Дверь, как полагается заперта на ключ, на крюк, на засов. А из-за двери несется какой-то нечленораздельный вой. Наконец Георгию Иванову удалось справиться с ключом, крюком и засовом, грянула цепь и Мандельштам весь синий и обледеневший бросился ему на шею, крича:
— Я уже думал крышка, конец. Замерзну у тебя здесь на лестнице. Больше сил нет, — и уже смеясь, — умереть на черной лестнице перед запертой дверью. Очень подошло бы для моей биографии. А? Достойный конец для поэта.
Мы уже успели получить нашу пшенную кашу и съесть ее. К нашему столу подсаживается Кузмин с Юрием Юркуном послушать рассказ о «чудесном прибытии Мандельштама».
Оказывается, Мандельштам — так уж ему всегда везет — явился к Георгию Иванову в день, когда тот собирался перебраться на квартиру своей матери. До вчерашнего утра Георгий Иванов жил у себя, отапливаясь самоваром, который беспрерывно ставила его прислуга Аннушка. Но вчера утром у самовара отпаялся кран, ошпарив ногу Аннушки, и та, рассердившись, ушла со двора, захватив с собой злополучный самовар, а заодно и всю кухонную утварь. И Георгию Иванову стало невозможно оставаться у себя. О том, чтобы вселить Мандельштама к матери Георгия Иванова, тонной и чопорной даме, — не могло быть и речи. И Георгий Иванов, кое-как отогрев Мандельштама и накормив его вяленой воблой и изюмом по академическому пайку и напоив его чаем, на что потребовалось спалить два тома какого-то классика, повел его в Дом Искусств искать пристанища.
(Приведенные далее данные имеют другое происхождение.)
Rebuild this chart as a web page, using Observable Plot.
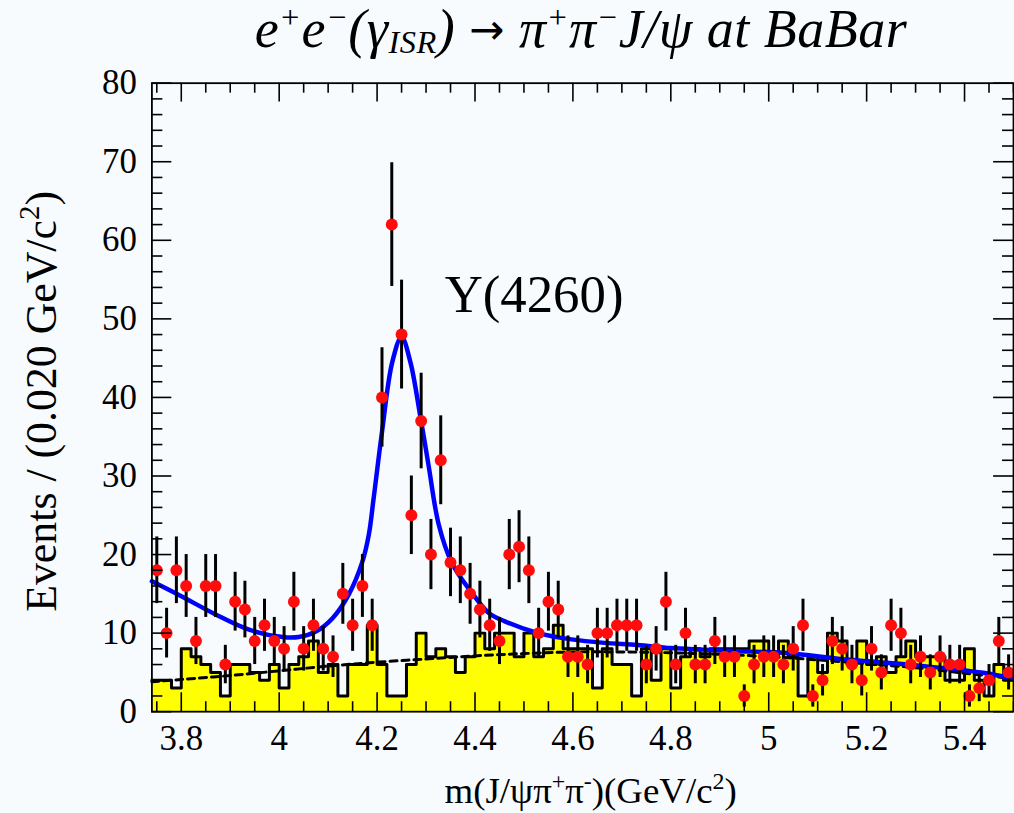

Там их и застал Гумилев.
С пристанищем все быстро устроилось. Мандельштаму тут же отвели «кособокую комнату о семи углах» в Писательском коридоре Дома Искусств, где прежде были какие-то «Меблирован-ные комнаты». Почти все они необычайны по форме — ромбообразные, полукруглые, треугольные, но комната Мандельштама все же оказалась самой фантастической среди них. Мандельштам сейчас же и обосновался в ней — вынул из своего клеенчатого сака рукопись «Тристии», тщательно обтер ее и положил в ящик комода. После чего запихал клеенчатый сак под кровать, вымыл руки и вытер их клетчатым шарфом вместо полотенца. Мандельштам был очень чистоплотен и мытье рук переходило у него в манию.
— А бумаги у тебя в порядке? — осведомился Гумилев.
— Документы? Ну, конечно, в порядке — и Мандельштам не без гордости достал из кармана пиджака свой «документ» — удостоверение личности, выданное Феодосийским Полицейским Управлением при Врангеле на имя сына петроградского фабриканта Осипа Мандельштама, освобожденного по состоянию здоровья от призыва в Белую Армию. Георгий Иванов, ознакомившись с «документом», только свистнул от удивления.
Мандельштам самодовольно кивнул:
— Сам видишь. Надеюсь, довольно…
— Вполне довольно, — перебил Георгий Иванов, — чтобы сегодня же ночевать на Гороховой 2. Разорви скорей пока никто не видел.
Мандельштам растерялся.
— Как же разорвать? Ведь без документов арестуют. Другого у меня нет.
— Иди к Луначарскому, — посоветовал Гумилев, — Луначарский тебе, Осип, мигом нужные бумаги выдаст. А этот документ, хоть и жаль, он курьезный, — уничтожь, пока он тебя не подвел.
И Мандельштам, уже не споря, поверив, что «документ» действительно опасный, порвал его, поджег куски спичкой и развеял пепел по воздуху — чтобы и следов не осталось.
— Сейчас они у Луначарского. И, конечно, беспокоиться нечего. Все, как всегда, устроится к лучшему. Ведь о поэтах, как о пьяницах, Бог всегда особенно заботится и устраивает их дела.
Суеверный Кузмин трижды испуганно сплевывает, глядя сквозь вздрагивающее на его носике пенсне, на Гумилева, своими «верблюжьими» глазами. У Кузмина глаза как у верблюда — или прекрасной одалиски: темные, томные, огромные. «Бездонные» глаза, полные женской и животной прелести.
— Тьфу, тьфу, тьфу, Коленька. Не сглазь меня. Сплюнь.
«Меня» — Кузмин всегда думает только о себе. Он большой охотник до всяких сплетен, слухов и сенсаций и готов говорить о них часами. Приезд Мандельштама приятен ему именно с этой анекдотической стороны.